■ **What is being asked**: Set down, word for word, only the lines from the start of the records through the line bearing "(0,0) rectangle (1431,516);"; include no pictures.

■ **Dataset rows**:

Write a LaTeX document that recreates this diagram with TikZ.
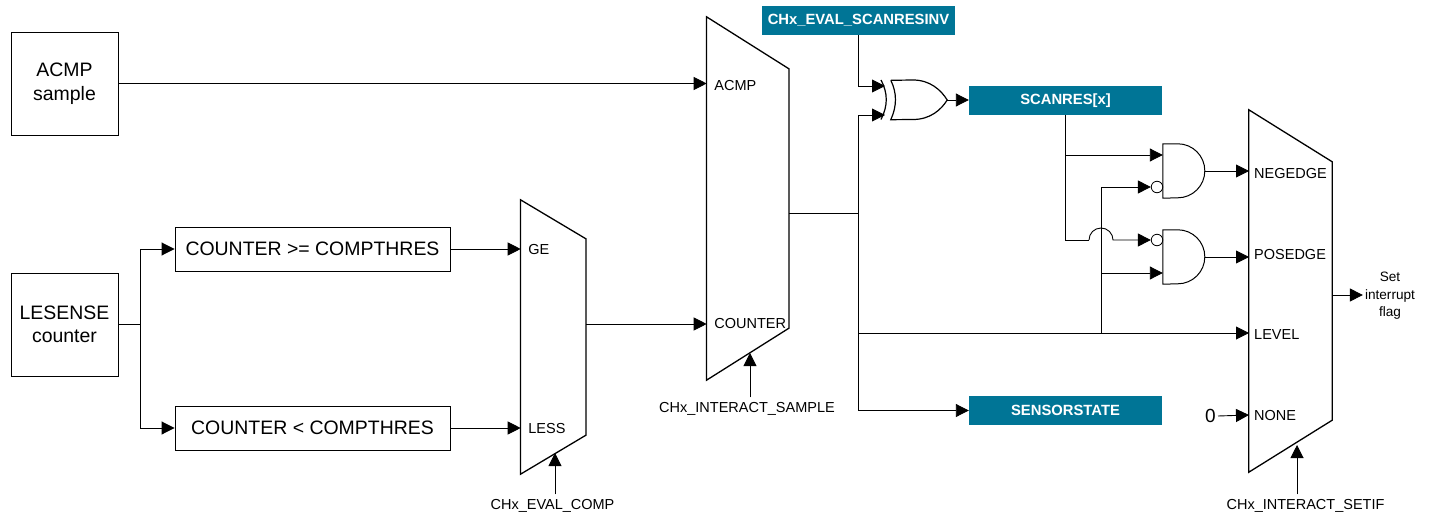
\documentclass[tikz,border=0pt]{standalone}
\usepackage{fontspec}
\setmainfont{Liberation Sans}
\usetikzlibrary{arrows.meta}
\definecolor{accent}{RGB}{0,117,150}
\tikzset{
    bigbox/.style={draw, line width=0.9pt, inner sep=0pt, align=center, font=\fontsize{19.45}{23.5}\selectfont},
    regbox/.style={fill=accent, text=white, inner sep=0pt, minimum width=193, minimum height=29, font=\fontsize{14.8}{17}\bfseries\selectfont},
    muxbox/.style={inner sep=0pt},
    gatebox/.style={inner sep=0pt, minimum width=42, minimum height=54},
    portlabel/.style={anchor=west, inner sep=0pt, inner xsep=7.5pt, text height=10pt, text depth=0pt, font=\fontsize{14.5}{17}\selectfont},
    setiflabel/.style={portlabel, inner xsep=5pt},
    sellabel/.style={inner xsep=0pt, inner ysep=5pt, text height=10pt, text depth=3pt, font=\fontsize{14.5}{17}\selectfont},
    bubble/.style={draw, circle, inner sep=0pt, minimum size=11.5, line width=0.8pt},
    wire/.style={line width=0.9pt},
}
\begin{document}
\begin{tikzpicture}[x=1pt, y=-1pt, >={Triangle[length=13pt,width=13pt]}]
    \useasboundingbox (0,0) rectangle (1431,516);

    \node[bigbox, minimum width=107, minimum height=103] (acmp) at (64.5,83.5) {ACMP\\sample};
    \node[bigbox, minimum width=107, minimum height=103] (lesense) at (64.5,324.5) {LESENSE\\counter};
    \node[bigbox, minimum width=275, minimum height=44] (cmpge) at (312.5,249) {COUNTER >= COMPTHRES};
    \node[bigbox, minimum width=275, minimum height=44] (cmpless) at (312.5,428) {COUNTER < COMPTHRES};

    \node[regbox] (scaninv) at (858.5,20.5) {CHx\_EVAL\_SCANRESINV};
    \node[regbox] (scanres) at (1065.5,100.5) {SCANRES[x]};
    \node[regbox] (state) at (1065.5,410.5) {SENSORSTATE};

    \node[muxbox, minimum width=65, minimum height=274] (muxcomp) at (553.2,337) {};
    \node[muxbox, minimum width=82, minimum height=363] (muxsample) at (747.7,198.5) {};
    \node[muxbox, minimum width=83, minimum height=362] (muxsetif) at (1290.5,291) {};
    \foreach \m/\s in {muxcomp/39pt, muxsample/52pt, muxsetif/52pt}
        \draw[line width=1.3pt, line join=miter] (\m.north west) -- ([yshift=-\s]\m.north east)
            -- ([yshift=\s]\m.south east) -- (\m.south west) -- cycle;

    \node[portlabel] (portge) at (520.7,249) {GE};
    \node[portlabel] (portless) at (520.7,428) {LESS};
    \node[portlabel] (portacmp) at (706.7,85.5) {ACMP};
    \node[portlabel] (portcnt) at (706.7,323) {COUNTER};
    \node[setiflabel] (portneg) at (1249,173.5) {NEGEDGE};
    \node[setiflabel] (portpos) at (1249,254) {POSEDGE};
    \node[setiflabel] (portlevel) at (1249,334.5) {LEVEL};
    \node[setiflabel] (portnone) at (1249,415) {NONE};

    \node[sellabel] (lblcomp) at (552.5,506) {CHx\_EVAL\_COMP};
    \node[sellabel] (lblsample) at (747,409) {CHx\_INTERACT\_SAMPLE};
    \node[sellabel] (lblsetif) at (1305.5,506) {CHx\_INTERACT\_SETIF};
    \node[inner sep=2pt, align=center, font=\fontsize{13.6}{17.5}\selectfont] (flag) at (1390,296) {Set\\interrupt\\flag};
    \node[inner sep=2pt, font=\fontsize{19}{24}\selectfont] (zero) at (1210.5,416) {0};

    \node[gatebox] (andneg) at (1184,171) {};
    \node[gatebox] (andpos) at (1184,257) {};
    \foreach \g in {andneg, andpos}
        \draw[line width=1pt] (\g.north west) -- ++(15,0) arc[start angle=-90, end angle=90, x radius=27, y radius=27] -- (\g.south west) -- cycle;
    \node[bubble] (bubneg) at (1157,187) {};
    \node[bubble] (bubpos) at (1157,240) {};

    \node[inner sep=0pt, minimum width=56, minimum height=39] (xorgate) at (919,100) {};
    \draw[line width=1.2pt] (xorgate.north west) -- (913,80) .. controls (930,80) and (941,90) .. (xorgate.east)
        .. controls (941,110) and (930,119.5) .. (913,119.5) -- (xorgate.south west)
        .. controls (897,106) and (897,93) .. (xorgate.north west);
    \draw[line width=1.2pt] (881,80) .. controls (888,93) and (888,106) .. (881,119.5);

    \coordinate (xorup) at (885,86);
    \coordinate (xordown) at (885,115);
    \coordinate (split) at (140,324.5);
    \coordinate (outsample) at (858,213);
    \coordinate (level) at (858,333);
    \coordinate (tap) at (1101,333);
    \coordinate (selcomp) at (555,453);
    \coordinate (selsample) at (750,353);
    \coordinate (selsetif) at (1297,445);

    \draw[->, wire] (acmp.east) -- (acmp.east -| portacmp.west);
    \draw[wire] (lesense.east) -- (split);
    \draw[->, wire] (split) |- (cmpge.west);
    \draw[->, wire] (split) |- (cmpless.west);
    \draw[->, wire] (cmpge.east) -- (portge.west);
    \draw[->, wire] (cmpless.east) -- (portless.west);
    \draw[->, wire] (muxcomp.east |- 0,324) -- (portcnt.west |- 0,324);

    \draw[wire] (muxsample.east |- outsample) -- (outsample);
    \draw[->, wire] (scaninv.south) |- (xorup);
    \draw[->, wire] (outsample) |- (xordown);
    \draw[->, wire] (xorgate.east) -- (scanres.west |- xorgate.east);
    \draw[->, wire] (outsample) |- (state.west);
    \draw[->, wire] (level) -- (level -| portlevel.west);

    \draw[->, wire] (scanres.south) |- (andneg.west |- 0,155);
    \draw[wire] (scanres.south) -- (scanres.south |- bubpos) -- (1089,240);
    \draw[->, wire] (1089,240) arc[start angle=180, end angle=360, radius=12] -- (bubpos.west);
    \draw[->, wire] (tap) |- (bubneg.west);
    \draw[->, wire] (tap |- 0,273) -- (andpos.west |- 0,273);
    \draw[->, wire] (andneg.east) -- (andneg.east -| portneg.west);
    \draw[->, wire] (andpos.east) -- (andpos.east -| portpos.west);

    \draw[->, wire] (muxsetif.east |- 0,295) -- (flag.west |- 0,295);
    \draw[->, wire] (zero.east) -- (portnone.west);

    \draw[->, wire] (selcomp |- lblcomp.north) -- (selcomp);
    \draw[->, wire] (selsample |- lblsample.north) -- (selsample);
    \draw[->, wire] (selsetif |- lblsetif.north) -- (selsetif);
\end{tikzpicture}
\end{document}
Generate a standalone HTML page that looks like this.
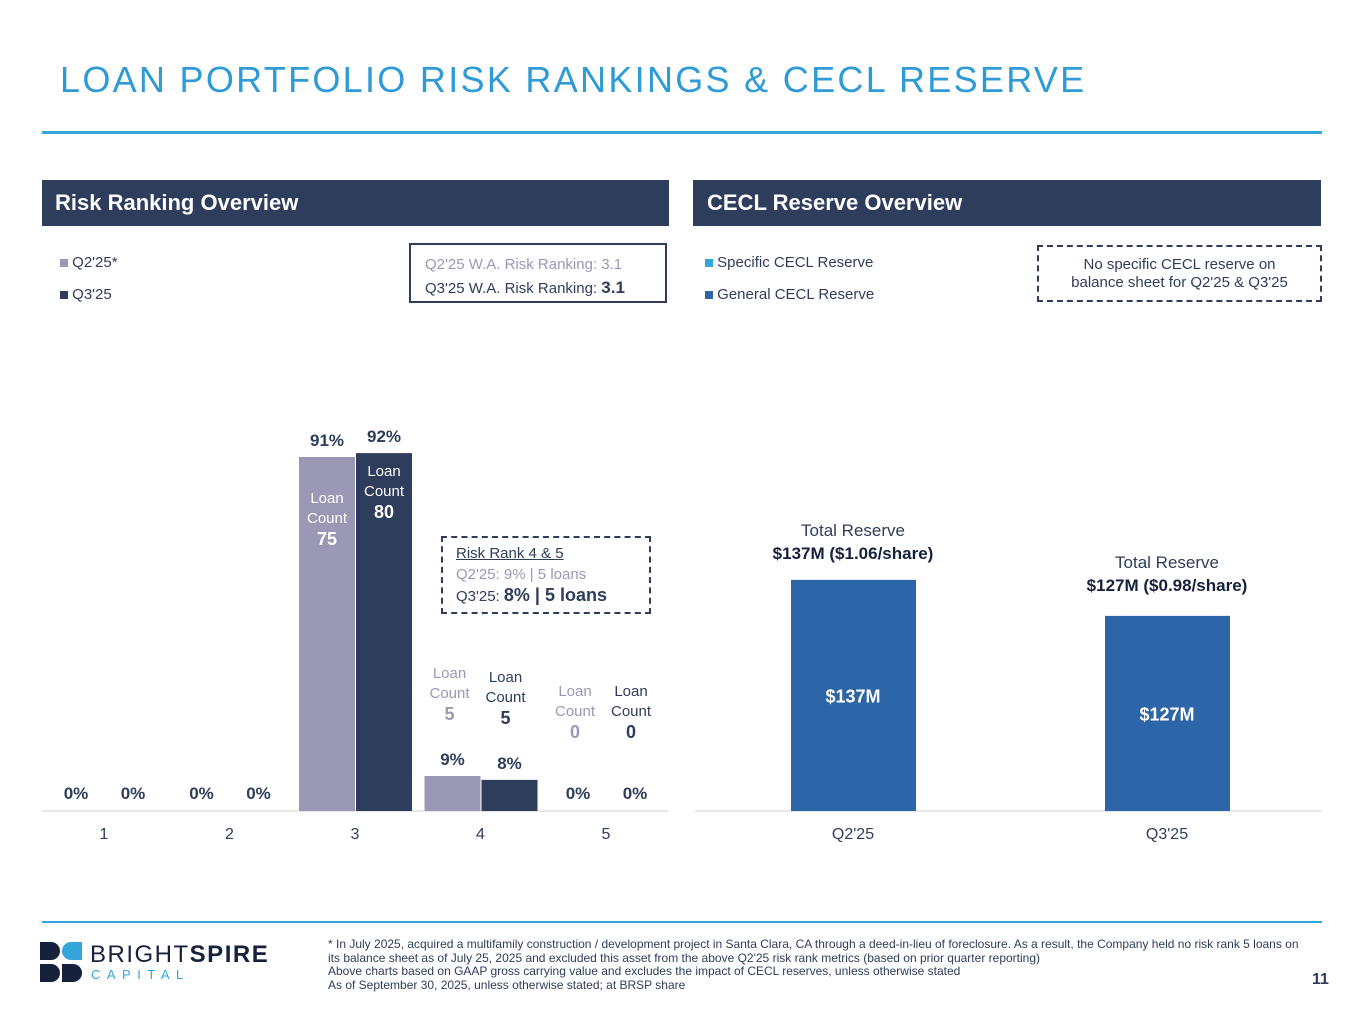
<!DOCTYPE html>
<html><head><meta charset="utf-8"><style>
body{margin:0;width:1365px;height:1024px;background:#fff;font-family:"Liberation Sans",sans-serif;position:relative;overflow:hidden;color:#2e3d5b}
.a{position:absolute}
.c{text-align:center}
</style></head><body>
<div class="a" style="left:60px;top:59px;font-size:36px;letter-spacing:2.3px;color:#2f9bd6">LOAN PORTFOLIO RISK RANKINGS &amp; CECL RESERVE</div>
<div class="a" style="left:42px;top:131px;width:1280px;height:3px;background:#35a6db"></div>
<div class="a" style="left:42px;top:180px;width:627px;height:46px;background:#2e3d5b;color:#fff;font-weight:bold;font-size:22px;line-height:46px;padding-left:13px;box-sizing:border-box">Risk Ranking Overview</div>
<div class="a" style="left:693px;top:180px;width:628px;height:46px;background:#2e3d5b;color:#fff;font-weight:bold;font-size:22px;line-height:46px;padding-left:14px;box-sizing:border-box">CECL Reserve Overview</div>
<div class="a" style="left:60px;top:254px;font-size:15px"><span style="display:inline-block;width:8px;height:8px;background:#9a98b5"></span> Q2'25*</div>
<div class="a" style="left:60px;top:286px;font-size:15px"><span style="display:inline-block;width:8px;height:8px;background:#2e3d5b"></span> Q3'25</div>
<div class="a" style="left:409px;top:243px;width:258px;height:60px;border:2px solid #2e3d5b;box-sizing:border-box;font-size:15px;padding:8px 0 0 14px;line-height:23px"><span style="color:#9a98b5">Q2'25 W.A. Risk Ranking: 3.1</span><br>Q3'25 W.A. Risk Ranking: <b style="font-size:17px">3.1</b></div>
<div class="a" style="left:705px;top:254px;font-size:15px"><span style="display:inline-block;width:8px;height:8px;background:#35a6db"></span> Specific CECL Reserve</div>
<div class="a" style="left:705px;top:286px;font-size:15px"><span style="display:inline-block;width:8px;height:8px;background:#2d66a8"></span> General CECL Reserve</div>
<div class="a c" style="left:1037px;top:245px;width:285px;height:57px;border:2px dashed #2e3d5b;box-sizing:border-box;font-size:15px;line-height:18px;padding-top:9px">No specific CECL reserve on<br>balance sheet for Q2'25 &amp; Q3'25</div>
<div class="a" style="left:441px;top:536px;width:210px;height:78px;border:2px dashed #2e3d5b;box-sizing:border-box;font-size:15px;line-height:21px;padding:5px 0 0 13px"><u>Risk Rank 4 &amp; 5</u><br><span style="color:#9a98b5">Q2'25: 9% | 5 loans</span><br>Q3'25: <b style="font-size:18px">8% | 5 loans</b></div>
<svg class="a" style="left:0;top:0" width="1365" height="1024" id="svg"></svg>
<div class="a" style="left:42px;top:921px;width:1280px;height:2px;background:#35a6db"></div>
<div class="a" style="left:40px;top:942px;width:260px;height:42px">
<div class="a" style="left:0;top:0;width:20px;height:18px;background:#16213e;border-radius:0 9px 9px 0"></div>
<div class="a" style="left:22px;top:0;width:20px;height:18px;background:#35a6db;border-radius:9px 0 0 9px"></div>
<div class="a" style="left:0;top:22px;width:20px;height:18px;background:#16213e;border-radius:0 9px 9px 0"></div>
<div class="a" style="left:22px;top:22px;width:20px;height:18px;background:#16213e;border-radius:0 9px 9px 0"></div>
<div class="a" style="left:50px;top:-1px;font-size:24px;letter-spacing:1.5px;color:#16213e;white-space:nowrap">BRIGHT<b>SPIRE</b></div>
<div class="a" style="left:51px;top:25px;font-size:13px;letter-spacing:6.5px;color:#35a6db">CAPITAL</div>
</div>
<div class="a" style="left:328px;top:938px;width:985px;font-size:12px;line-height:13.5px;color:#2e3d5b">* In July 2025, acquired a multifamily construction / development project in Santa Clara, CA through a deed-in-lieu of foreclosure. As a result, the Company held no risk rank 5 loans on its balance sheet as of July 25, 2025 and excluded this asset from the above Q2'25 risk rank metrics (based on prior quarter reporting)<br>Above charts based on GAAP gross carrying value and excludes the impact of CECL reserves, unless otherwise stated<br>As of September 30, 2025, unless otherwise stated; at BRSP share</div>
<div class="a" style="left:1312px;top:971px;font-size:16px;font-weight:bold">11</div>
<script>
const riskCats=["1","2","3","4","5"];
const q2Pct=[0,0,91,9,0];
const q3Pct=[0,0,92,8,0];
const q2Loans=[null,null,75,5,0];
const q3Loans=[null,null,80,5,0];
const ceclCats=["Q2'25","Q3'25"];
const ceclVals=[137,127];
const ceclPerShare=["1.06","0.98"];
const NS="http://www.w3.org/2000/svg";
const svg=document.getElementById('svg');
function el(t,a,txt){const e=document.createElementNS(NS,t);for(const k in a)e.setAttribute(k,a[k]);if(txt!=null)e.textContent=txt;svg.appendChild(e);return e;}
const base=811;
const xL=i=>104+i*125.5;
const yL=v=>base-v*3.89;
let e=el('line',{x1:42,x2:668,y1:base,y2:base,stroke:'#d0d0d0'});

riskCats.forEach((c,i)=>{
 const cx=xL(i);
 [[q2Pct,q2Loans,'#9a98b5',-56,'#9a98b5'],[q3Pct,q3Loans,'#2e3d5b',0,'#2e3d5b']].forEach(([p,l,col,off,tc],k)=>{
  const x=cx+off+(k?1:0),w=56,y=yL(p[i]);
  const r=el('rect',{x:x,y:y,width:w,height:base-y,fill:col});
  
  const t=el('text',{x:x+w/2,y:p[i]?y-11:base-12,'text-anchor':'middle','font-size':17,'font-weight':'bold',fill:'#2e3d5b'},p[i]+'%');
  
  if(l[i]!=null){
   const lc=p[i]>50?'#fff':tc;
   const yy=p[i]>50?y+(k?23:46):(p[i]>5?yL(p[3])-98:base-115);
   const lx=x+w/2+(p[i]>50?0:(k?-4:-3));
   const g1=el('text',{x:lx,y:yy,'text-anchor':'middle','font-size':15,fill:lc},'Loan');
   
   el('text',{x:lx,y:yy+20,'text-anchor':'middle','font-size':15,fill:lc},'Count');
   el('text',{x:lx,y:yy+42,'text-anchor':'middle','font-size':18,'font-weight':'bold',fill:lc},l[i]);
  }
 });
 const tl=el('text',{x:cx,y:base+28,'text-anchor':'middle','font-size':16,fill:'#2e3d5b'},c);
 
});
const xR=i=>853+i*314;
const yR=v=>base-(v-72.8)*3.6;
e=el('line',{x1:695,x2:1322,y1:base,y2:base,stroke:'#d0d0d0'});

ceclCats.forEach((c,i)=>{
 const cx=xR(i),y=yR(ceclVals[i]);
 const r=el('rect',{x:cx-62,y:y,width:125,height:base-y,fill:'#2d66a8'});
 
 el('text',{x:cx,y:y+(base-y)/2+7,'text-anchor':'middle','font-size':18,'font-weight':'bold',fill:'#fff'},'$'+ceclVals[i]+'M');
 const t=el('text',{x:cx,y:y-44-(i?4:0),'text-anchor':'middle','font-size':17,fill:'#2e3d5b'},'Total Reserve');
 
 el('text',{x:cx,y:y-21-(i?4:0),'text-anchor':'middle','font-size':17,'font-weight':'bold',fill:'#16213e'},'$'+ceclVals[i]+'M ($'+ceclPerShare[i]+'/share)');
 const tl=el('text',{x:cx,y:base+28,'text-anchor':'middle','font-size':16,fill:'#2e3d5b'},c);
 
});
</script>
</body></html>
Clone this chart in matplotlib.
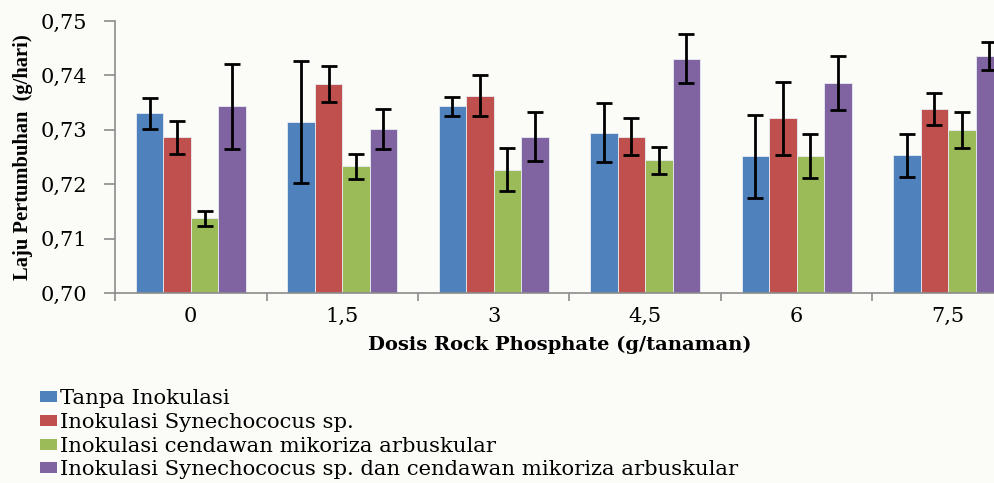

■ **Exercise output**:
Write a LaTeX document that recreates this diagram with TikZ.
\documentclass[tikz,border=0pt]{standalone}
\usepackage{fontspec}
\setmainfont{Liberation Sans}
\usetikzlibrary{arrows.meta}
\definecolor{accent}{RGB}{0,117,150}
\tikzset{
    bigbox/.style={draw, line width=0.9pt, inner sep=0pt, align=center, font=\fontsize{19.45}{23.5}\selectfont},
    regbox/.style={fill=accent, text=white, inner sep=0pt, minimum width=193, minimum height=29, font=\fontsize{14.8}{17}\bfseries\selectfont},
    muxbox/.style={inner sep=0pt},
    gatebox/.style={inner sep=0pt, minimum width=42, minimum height=54},
    portlabel/.style={anchor=west, inner sep=0pt, inner xsep=7.5pt, text height=10pt, text depth=0pt, font=\fontsize{14.5}{17}\selectfont},
    setiflabel/.style={portlabel, inner xsep=5pt},
    sellabel/.style={inner xsep=0pt, inner ysep=5pt, text height=10pt, text depth=3pt, font=\fontsize{14.5}{17}\selectfont},
    bubble/.style={draw, circle, inner sep=0pt, minimum size=11.5, line width=0.8pt},
    wire/.style={line width=0.9pt},
}
\begin{document}
\begin{tikzpicture}[x=1pt, y=-1pt, >={Triangle[length=13pt,width=13pt]}]
    \useasboundingbox (0,0) rectangle (1431,516);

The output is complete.